Anatomy of Attachment: The Suction Disc
The remora’s remarkable ability to adhere to a host is due to a highly specialized organ on the top of its head, which is not a mere suction cup but a modified dorsal fin. The oval-shaped disc functions by combining the power of a vacuum seal with mechanical friction.
The outer edge of the disc is lined with a soft, fleshy lip that creates a watertight seal against the host’s skin. Inside this seal are multiple rows of bony, plate-like structures called lamellae, which can be raised and lowered by the remora. These lamellae are equipped with microscopic, tooth-like spinules that provide friction against the host’s surface.
The remora creates the vacuum by lifting the lamellae, which lowers the pressure within the sealed disc chamber. This mechanism allows the fish to remain firmly attached even when the host swims at high speeds or makes sudden movements. Crucially, because the attachment relies on a pressure differential and surface friction, the remora does not need to bite, pierce, or hook into the host’s skin.

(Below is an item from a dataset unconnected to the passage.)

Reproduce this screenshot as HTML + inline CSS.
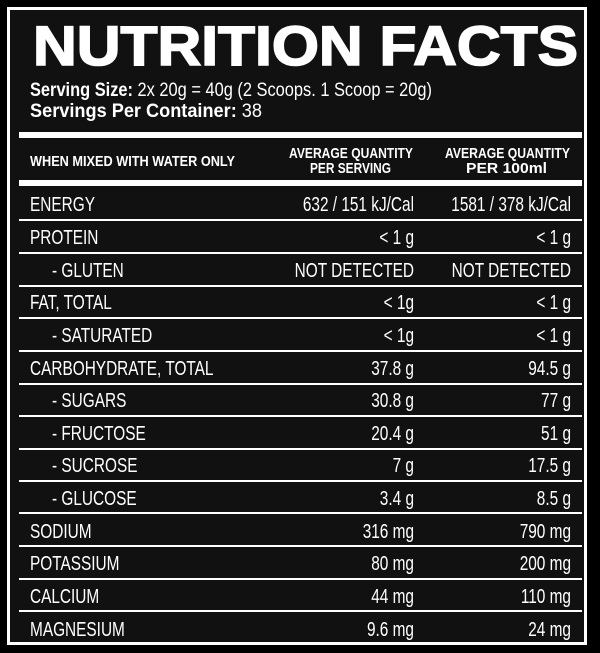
<!DOCTYPE html>
<html><head><meta charset="utf-8"><style>
html,body{margin:0;padding:0;background:#000;}
svg{display:block;}
text{font-family:"Liberation Sans",Arial,sans-serif;fill:#fff;}
</style></head><body>
<svg width="600" height="653" viewBox="0 0 600 653" xmlns="http://www.w3.org/2000/svg">
<rect width="600" height="653" fill="#000"/>
<rect x="8.5" y="8.5" width="577" height="635" fill="#111" stroke="#fff" stroke-width="3"/>
<text x="33" y="65" font-size="56" font-weight="bold" stroke="#fff" stroke-width="1.6" textLength="545" lengthAdjust="spacingAndGlyphs">NUTRITION FACTS</text>
<text x="30" y="96" font-size="19" textLength="402" lengthAdjust="spacingAndGlyphs"><tspan font-weight="bold">Serving Size:</tspan> 2x 20g = 40g (2 Scoops. 1 Scoop = 20g)</text>
<text x="30" y="117" font-size="19" textLength="232" lengthAdjust="spacingAndGlyphs"><tspan font-weight="bold">Servings Per Container:</tspan> 38</text>
<rect x="19" y="132" width="563" height="6" fill="#fff"/>
<text x="30" y="166" font-size="15" font-weight="bold" textLength="205" lengthAdjust="spacingAndGlyphs">WHEN MIXED WITH WATER ONLY</text>
<text x="289" y="158" font-size="15" font-weight="bold" textLength="124" lengthAdjust="spacingAndGlyphs">AVERAGE QUANTITY</text>
<text x="310" y="173" font-size="15" font-weight="bold" textLength="81" lengthAdjust="spacingAndGlyphs">PER SERVING</text>
<text x="445" y="158" font-size="15" font-weight="bold" textLength="125" lengthAdjust="spacingAndGlyphs">AVERAGE QUANTITY</text>
<text x="466" y="173" font-size="15" font-weight="bold" textLength="81" lengthAdjust="spacingAndGlyphs">PER 100ml</text>
<rect x="19" y="180" width="563" height="6" fill="#fff"/>
<g fill="#fff">
<rect x="19" y="219" width="563" height="2"/>
<rect x="19" y="252" width="563" height="2"/>
<rect x="19" y="285" width="563" height="2"/>
<rect x="19" y="317" width="563" height="2"/>
<rect x="19" y="350" width="563" height="2"/>
<rect x="19" y="383" width="563" height="2"/>
<rect x="19" y="415" width="563" height="2"/>
<rect x="19" y="448" width="563" height="2"/>
<rect x="19" y="480" width="563" height="2"/>
<rect x="19" y="512" width="563" height="2"/>
<rect x="19" y="545" width="563" height="2"/>
<rect x="19" y="578" width="563" height="2"/>
<rect x="19" y="610" width="563" height="2"/>
</g>
<g font-size="20">
<text transform="translate(30,211) scale(0.77,1)">ENERGY</text>
<text transform="translate(414,211) scale(0.77,1)" text-anchor="end">632 / 151 kJ/Cal</text>
<text transform="translate(571,211) scale(0.77,1)" text-anchor="end">1581 / 378 kJ/Cal</text>

<text transform="translate(30,244) scale(0.77,1)">PROTEIN</text>
<text transform="translate(414,244) scale(0.77,1)" text-anchor="end">&lt; 1 g</text>
<text transform="translate(571,244) scale(0.77,1)" text-anchor="end">&lt; 1 g</text>

<text transform="translate(52,277) scale(0.77,1)">- GLUTEN</text>
<text transform="translate(414,277) scale(0.77,1)" text-anchor="end">NOT DETECTED</text>
<text transform="translate(571,277) scale(0.77,1)" text-anchor="end">NOT DETECTED</text>

<text transform="translate(30,309) scale(0.77,1)">FAT, TOTAL</text>
<text transform="translate(414,309) scale(0.77,1)" text-anchor="end">&lt; 1g</text>
<text transform="translate(571,309) scale(0.77,1)" text-anchor="end">&lt; 1 g</text>

<text transform="translate(52,342) scale(0.77,1)">- SATURATED</text>
<text transform="translate(414,342) scale(0.77,1)" text-anchor="end">&lt; 1g</text>
<text transform="translate(571,342) scale(0.77,1)" text-anchor="end">&lt; 1 g</text>

<text transform="translate(30,375) scale(0.77,1)">CARBOHYDRATE, TOTAL</text>
<text transform="translate(414,375) scale(0.77,1)" text-anchor="end">37.8 g</text>
<text transform="translate(571,375) scale(0.77,1)" text-anchor="end">94.5 g</text>

<text transform="translate(52,407) scale(0.77,1)">- SUGARS</text>
<text transform="translate(414,407) scale(0.77,1)" text-anchor="end">30.8 g</text>
<text transform="translate(571,407) scale(0.77,1)" text-anchor="end">77 g</text>

<text transform="translate(52,440) scale(0.77,1)">- FRUCTOSE</text>
<text transform="translate(414,440) scale(0.77,1)" text-anchor="end">20.4 g</text>
<text transform="translate(571,440) scale(0.77,1)" text-anchor="end">51 g</text>

<text transform="translate(52,472) scale(0.77,1)">- SUCROSE</text>
<text transform="translate(414,472) scale(0.77,1)" text-anchor="end">7 g</text>
<text transform="translate(571,472) scale(0.77,1)" text-anchor="end">17.5 g</text>

<text transform="translate(52,505) scale(0.77,1)">- GLUCOSE</text>
<text transform="translate(414,505) scale(0.77,1)" text-anchor="end">3.4 g</text>
<text transform="translate(571,505) scale(0.77,1)" text-anchor="end">8.5 g</text>

<text transform="translate(30,538) scale(0.77,1)">SODIUM</text>
<text transform="translate(414,538) scale(0.77,1)" text-anchor="end">316 mg</text>
<text transform="translate(571,538) scale(0.77,1)" text-anchor="end">790 mg</text>

<text transform="translate(30,570) scale(0.77,1)">POTASSIUM</text>
<text transform="translate(414,570) scale(0.77,1)" text-anchor="end">80 mg</text>
<text transform="translate(571,570) scale(0.77,1)" text-anchor="end">200 mg</text>

<text transform="translate(30,603) scale(0.77,1)">CALCIUM</text>
<text transform="translate(414,603) scale(0.77,1)" text-anchor="end">44 mg</text>
<text transform="translate(571,603) scale(0.77,1)" text-anchor="end">110 mg</text>

<text transform="translate(30,636) scale(0.77,1)">MAGNESIUM</text>
<text transform="translate(414,636) scale(0.77,1)" text-anchor="end">9.6 mg</text>
<text transform="translate(571,636) scale(0.77,1)" text-anchor="end">24 mg</text>
</g>
</svg>
</body></html>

Defining the Relationship: Commensalism
The ecological classification of the remora-host interaction is commensalism. This type of symbiotic relationship means that one species, the remora, benefits, while the other species, the host, is generally neither helped nor harmed. The remora gains three primary advantages: free transportation, protection from its own predators, and an expanded food source.
Its proximity to the host also offers a continuous supply of food, consisting of the host’s leftover meal scraps and shed skin cells. Some observations even suggest a mutualistic element, where the remora actively feeds on external parasites attached to the host, effectively providing a cleaning service.
Potential Drawbacks for the Host
While the remora does not intentionally inflict pain, the relationship can impose minor physiological costs on the host. The increase in hydrodynamic drag is the primary drawback. The presence of one or multiple remoras disrupts the host’s streamlined body shape, forcing the animal to expend slightly more energy to maintain its swimming speed.
The cumulative effect of several remoras attached to a single host can increase this drag, potentially slowing down the host. For large, fast-swimming animals like sharks, this energetic cost is likely negligible, but for smaller or already stressed hosts, the effect could be more pronounced.
The friction created by the remora’s spinule-equipped lamellae, while non-invasive, can also cause minor surface irritation. Repeated attachment and detachment in the same area may lead to localized reddening or slight surface lesions, particularly on hosts with delicate or compromised skin.